La nuova partita, insomma. Pronostici?
«Figuriamoci. Usando quel "latinorum" che piace tanto ai giuristi, direi: habent sua sidera lites. Ogni vicenda giudiziaria segue l'influsso imperscrutabile della sua propria costellazione. Qui poi c'è un margine di incertezza ancora maggiore, per un motivo specifico».
Quale?
«Come in quel passo la Cassazione ha doverosamente puntualizzato, nel frattempo il Governo e il Parlamento non sono stati a guardare, ma hanno emanato ulteriori norme. Il che complica il compito di Palazzo Spada.

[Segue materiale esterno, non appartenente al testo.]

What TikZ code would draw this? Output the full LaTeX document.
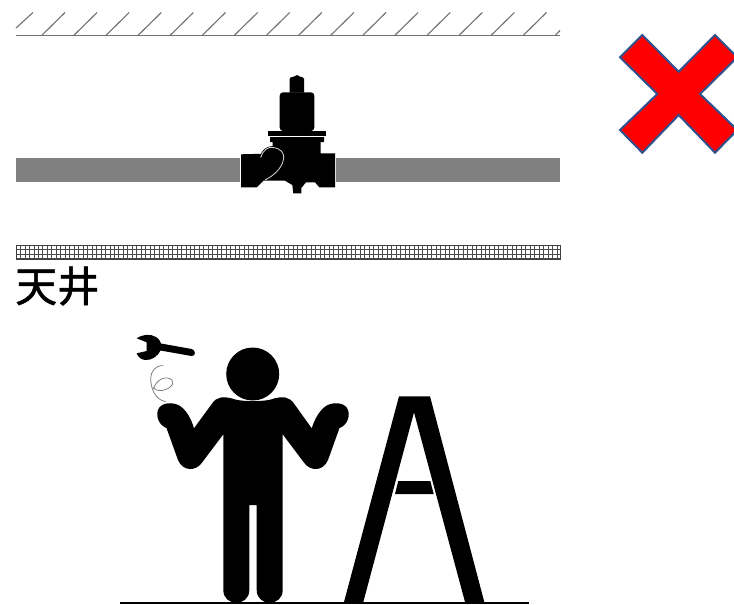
\documentclass[tikz,border=0pt]{standalone}
\usepackage{fontspec}
\newfontfamily\jpfont[FakeBold=1.2]{Noto Sans CJK JP}
\definecolor{pipegray}{HTML}{808080}
\definecolor{xedge}{HTML}{2F528F}
\tikzset{
  hatchline/.style={draw=black!55,line width=0.85pt},
  pipe/.style={fill=pipegray,draw=none},
  ink/.style={fill=black,draw=none},
  hairline/.style={draw=black!50,line width=0.6pt},
  whiteline/.style={draw=white!85!black,line width=0.6pt}
}
\begin{document}
\begin{tikzpicture}[x=0.75pt,y=-0.75pt]
\useasboundingbox (0,0) rectangle (734,604);
% ceiling hatch
\draw[hatchline,line width=1.2pt] (16,35.6) -- (560,35.6);
\draw[hatchline] (16,28) -- (33,12.5);
\foreach \i in {0,...,15} {
  \draw[hatchline] ({41.5+32.1*\i},35.6) -- ({65+32.1*\i},12.5);
}
\draw[hatchline] (555,35.6) -- (560,30.5);
% pipes
\fill[pipe] (16,157.8) rectangle (239.6,181.8);
\fill[pipe] (336,157.8) rectangle (560,181.8);
% valve
\fill[ink] (289.6,92.5) -- (289.6,79) -- (290.5,77.5) -- (294,76.5) -- (297,75) -- (300,76.5) -- (303,77.5) -- (304,79) -- (304,92.5) -- cycle;
\fill[ink,rounded corners=2.5pt] (279.7,131) -- (279.7,92.3) -- (314.3,92.3) -- (314.3,131) -- cycle;
\fill[ink] (268,130.7) rectangle (326,136);
\fill[ink] (270,137.2) -- (324,137.2) -- (324,142) -- (320.7,142) -- (320.7,153.3) -- (335,153.3)
  -- (335,187.3) -- (319.3,187.3) -- (315,182.3) -- (306,182.3) -- (301.3,188) -- (301.3,193.3) -- (293.3,193.3)
  -- (292.3,185) -- (285,180.7) -- (263.3,180.7) -- (256.7,187.3) -- (241,187.3) -- (241,154.3) -- (261,153.8)
  .. controls (263,149) and (267,146.5) .. (272.7,146) -- (272.7,142) -- (270,142) -- cycle;
\draw[whiteline] (260.7,157.7) .. controls (263,150) and (268,146.5) .. (273,147.5)
  .. controls (281,148.5) and (285,153) .. (283.3,160) .. controls (281.5,169) and (273,176) .. (265,180);
% ceiling band
\begin{scope}
\clip (16,245) rectangle (560,259);
\foreach \i in {0,...,121} {
  \draw[black!70,line width=0.5pt] ({16+4.47*\i},245) -- ({16+4.47*\i},259);
}
\foreach \j in {0,...,3} {
  \draw[black!70,line width=0.5pt] (16,{245.2+4.5*\j}) -- (560,{245.2+4.5*\j});
}
\end{scope}
\draw[black!75,line width=0.6pt] (16,245.2) rectangle (560,259);
% label
\node[anchor=west,inner sep=0pt,font=\jpfont\fontsize{31.5pt}{31.5pt}\selectfont] (ceilinglabel) at (15,286) {天井};
% X mark
\begin{scope}
\clip (0,0) rectangle (734,604);
\draw[fill=red,draw=xedge,line width=1.5pt,line join=miter] (642.3,35) -- (678.7,71.7) -- (715,35) -- (737.3,57.3) -- (700,94) -- (737.3,130) -- (715,152.7) -- (678.7,115) -- (642.3,152.7) -- (620,130) -- (657.3,94) -- (620,57.3) -- cycle;
\end{scope}
% person
\fill[ink] (252.7,374) circle (26.5);
\fill[ink] (223.3,590) -- (223.3,434.3) -- (201.7,463)
  .. controls (196,471) and (183,472) .. (178,460)
  -- (166.5,428) .. controls (158,425) and (155,414) .. (159,408)
  .. controls (163,402) and (174,402) .. (180,406) .. controls (186,410) and (191,418) .. (194,428.3)
  -- (211.7,404) .. controls (217,396) and (224,396.5) .. (232,398.5)
  .. controls (240,402) and (266,402) .. (274,398.5)
  .. controls (282,396.5) and (289,396) .. (294.3,404)
  -- (311.7,428.3) .. controls (315,418) and (320,410) .. (326,406) .. controls (332,402) and (343,402) .. (347,408)
  .. controls (351,414) and (348,425) .. (339.5,428)
  -- (328,460) .. controls (323,472) and (310,471) .. (304.3,463)
  -- (282.7,434.3) -- (282.7,590)
  .. controls (282.7,607) and (256.7,607) .. (256.7,590)
  -- (256.7,505) -- (249.3,505) -- (249.3,590)
  .. controls (249.3,607) and (223.3,607) .. (223.3,590) -- cycle;
% wrench
\fill[ink] (136.7,338.3) .. controls (141,335) and (150,333) .. (156,337) .. controls (159,339) and (160.5,341.5) .. (161,343.5)
  -- (191.7,349) .. controls (196,350) and (196,356.5) .. (191.5,356) -- (160.5,350.5)
  .. controls (158,356) and (152,360.5) .. (145,360) .. controls (141,359.5) and (138,357) .. (136.7,353.3)
  -- (146.7,351) -- (146.7,342.3) -- cycle;
% curl
\draw[hairline] (163.3,365.7) .. controls (155,365) and (150.7,372) .. (150.7,378.3)
  .. controls (150.7,388) and (155,400) .. (165.7,401.5);
\draw[hairline] (153.5,389) .. controls (156,379) and (167,375) .. (172,380) .. controls (176,384) and (167,391) .. (160,390.5) .. controls (156,390.3) and (154,389.5) .. (153.5,387);
% ladder
\fill[ink] (399,396.3) -- (430,396.3) -- (484.3,602) -- (465,602) -- (414,412.3) -- (363.3,602) -- (344,602) -- cycle;
\fill[ink] (398.3,481) -- (430.3,481) -- (433.7,494) -- (395,494) -- cycle;
% floor
\draw[black,line width=1.5pt] (120,603) -- (529,603);
\end{tikzpicture}
\end{document}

Ecco un'altra dose di "latinorum": si chiama ius superveniens, cioè diritto sopravvenuto rispetto al quadro normativo esistente nel momento in cui fu adottato il provvedimento del Comune di Lecce portato dapprima alla cognizione del Tar salentino, e poi su richiesta del Sindaco Salvemini allo scrutinio dell'Adunanza plenaria. Era il 2020».
La Cassazione ci dice altro?
«Una cosa molto importante, anche se poco appariscente e particolarmente tecnica.

Qualche collega accademico ha già definito questo passaggio addirittura storico. Impossibile riassumerlo, poiché ha alle spalle più di duemila anni di pensiero giuridico. In sostanza, la Cassazione ha affermato che è il processo la sede dove i diritti e gli interessi legittimi trovano «autentica individuazione», e vengono riconosciuti come meritevoli di tutela. È lì, insomma, l'alba di tutto».